WHAT THIS TASK INVOLVES = Skip all pictures. Write out the data below from its first line through the line that contains "vs temperature (ºC)".

* begin *

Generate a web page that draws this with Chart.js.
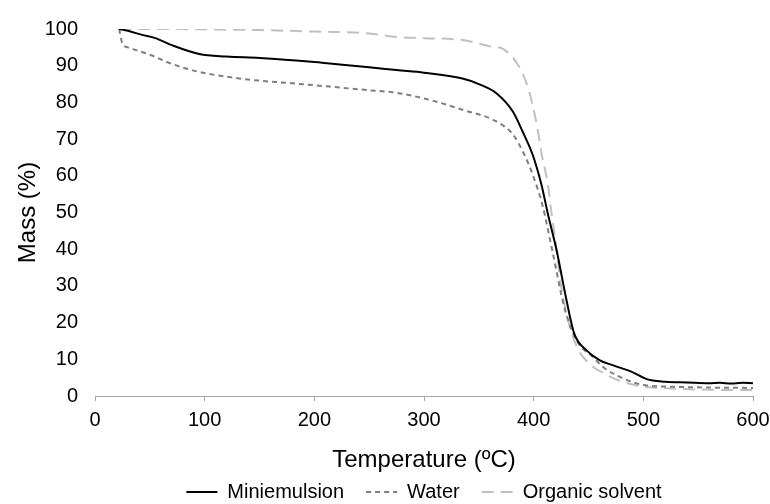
<!DOCTYPE html>
<html>
<head>
<meta charset="utf-8">
<title>TGA curves</title>
<script src="https://cdn.jsdelivr.net/npm/chart.js@4.4.1/dist/chart.umd.min.js"></script>
<style>
    html, body { margin: 0; padding: 0; background: #fff; }
    #wrap { width: 770px; height: 504px; }
</style>
</head>
<body>
<div id="wrap"><canvas id="tgaChart" width="770" height="504"></canvas></div>
<script>
// Thermogravimetric curves: mass (%) vs temperature (ºC)

const seriesNames = ['Miniemulsion', 'Water', 'Organic solvent'];

// Miniemulsion (solid black)
const miniTemp = [22, 30, 43, 55, 70, 95, 120, 150, 200, 214, 250, 275, 300, 335, 350, 366, 381, 390, 399, 407, 413, 421, 430, 437, 448, 460, 472, 490, 503, 520, 540, 560, 570, 580, 590, 600];
const miniMass = [100, 99.5, 98.4, 97.5, 95.6, 93.2, 92.5, 92.1, 91, 90.6, 89.6, 88.8, 88.1, 86.5, 85, 82.5, 77.5, 72, 65.8, 57.7, 49.6, 39.6, 26, 17, 12.5, 9.8, 8.4, 6.5, 4.6, 3.9, 3.7, 3.5, 3.6, 3.4, 3.6, 3.5];

// Water (dark dashed)
const waterTemp = [22, 25, 30, 40, 50, 70, 95, 120, 144, 180, 214, 250, 275, 305, 335, 366, 381, 390, 399, 408, 417, 428, 439, 454, 465, 480, 500, 530, 560, 600];
const waterMass = [100, 96, 95, 94, 93, 90.5, 88.3, 87, 86.1, 85.2, 84.3, 83.3, 82.6, 80.7, 78, 74.8, 71.3, 66.7, 60.4, 52, 39.6, 24.1, 15.2, 10.6, 7.5, 5, 3, 2.5, 2.3, 2.2];

// Organic solvent (light long dash)
const organicTemp = [22, 50, 100, 150, 200, 250, 275, 300, 335, 360, 372, 384, 393, 399, 404, 408, 413, 416, 420, 425, 432, 440, 450, 465, 480, 500, 530, 560, 600];
const organicMass = [100, 100, 99.9, 99.7, 99.3, 98.8, 97.8, 97.5, 97, 95.3, 94.6, 91, 85.6, 79.4, 72, 64.8, 57.7, 50.4, 42, 30, 20, 13, 9, 6, 4, 2.5, 2, 1.7, 1.6];

const xTicks = [0, 100, 200, 300, 400, 500, 600];
const yTicks = [0, 10, 20, 30, 40, 50, 60, 70, 80, 90, 100];

const fontFamily = '"Liberation Sans", Arial, sans-serif';

function toPoints(temps, masses) {
    return temps.map((t, i) => ({ x: t, y: masses[i] }));
}

// legend with point style takes its style from the first point, so put the dash back
function dashedLegendLabels(chart) {
    const items = Chart.defaults.plugins.legend.labels.generateLabels(chart);
    return items.map((item, i) => ({
        ...item,
        lineDash: chart.data.datasets[i].borderDash || [],
        lineWidth: 2
    }));
}

const ctx = document.getElementById('tgaChart');

new Chart(ctx, {
    type: 'line',
    data: {
        datasets: [
            {
                label: seriesNames[0],
                data: toPoints(miniTemp, miniMass),
                borderColor: '#000000',
                borderWidth: 2
            },
            {
                label: seriesNames[1],
                data: toPoints(waterTemp, waterMass),
                borderColor: '#7f7f7f',
                borderWidth: 2,
                borderDash: [5, 4]
            },
            {
                label: seriesNames[2],
                data: toPoints(organicTemp, organicMass),
                borderColor: '#c0c0c0',
                borderWidth: 2,
                borderDash: [12, 7]
            }
        ]
    },
    options: {
        responsive: false,
        animation: false,
        events: [],
        elements: {
            point: { radius: 0 },
            line: { tension: 0.4, cubicInterpolationMode: 'monotone', fill: false }
        },
        layout: {
            padding: { top: 27, right: 17, bottom: -8, left: 0 }
        },
        plugins: {
            tooltip: { enabled: false },
            legend: {
                position: 'bottom',
                fullSize: false,
                labels: {
                    color: '#000',
                    usePointStyle: true,
                    pointStyle: 'line',
                    pointStyleWidth: 31,
                    padding: 22,
                    font: { family: fontFamily, size: 20 },
                    generateLabels: dashedLegendLabels
                }
            }
        },
        scales: {
            x: {
                type: 'linear',
                min: 0,
                max: 600,
                afterBuildTicks: (scale) => { scale.ticks = xTicks.map(v => ({ value: v })); },
                afterFit: (scale) => {
                    scale.height = 64;
                    scale.paddingLeft = 0;
                    scale.paddingRight = 0;
                },
                ticks: {
                    color: '#000',
                    padding: 7,
                    maxRotation: 0,
                    font: { family: fontFamily, size: 20 }
                },
                grid: {
                    drawOnChartArea: false,
                    drawTicks: true,
                    tickLength: 5,
                    color: '#a6a6a6'
                },
                border: { display: true, color: '#a6a6a6', width: 1 },
                title: {
                    display: true,
                    text: 'Temperature (ºC)',
                    color: '#000',
                    padding: { top: 0, bottom: -15 },
                    font: { family: fontFamily, size: 24 }
                }
            },
            y: {
                type: 'linear',
                min: 0,
                max: 100,
                afterBuildTicks: (scale) => { scale.ticks = yTicks.map(v => ({ value: v })); },
                afterFit: (scale) => { scale.width = 95; },
                ticks: {
                    color: '#000',
                    padding: 17,
                    font: { family: fontFamily, size: 20 }
                },
                grid: { display: false, drawTicks: false },
                border: { display: false },
                title: {
                    display: true,
                    text: 'Mass (%)',
                    color: '#000',
                    padding: { top: 14, bottom: 0 },
                    font: { family: fontFamily, size: 24 }
                }
            }
        }
    }
});
</script>
</body>
</html>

* end *

EXERCISE RESPONSE =
Generate a web page that draws this with Chart.js.
<!DOCTYPE html>
<html>
<head>
<meta charset="utf-8">
<title>TGA curves</title>
<script src="https://cdn.jsdelivr.net/npm/chart.js@4.4.1/dist/chart.umd.min.js"></script>
<style>
    html, body { margin: 0; padding: 0; background: #fff; }
    #wrap { width: 770px; height: 504px; }
</style>
</head>
<body>
<div id="wrap"><canvas id="tgaChart" width="770" height="504"></canvas></div>
<script>
// Thermogravimetric curves: mass (%) vs temperature (ºC)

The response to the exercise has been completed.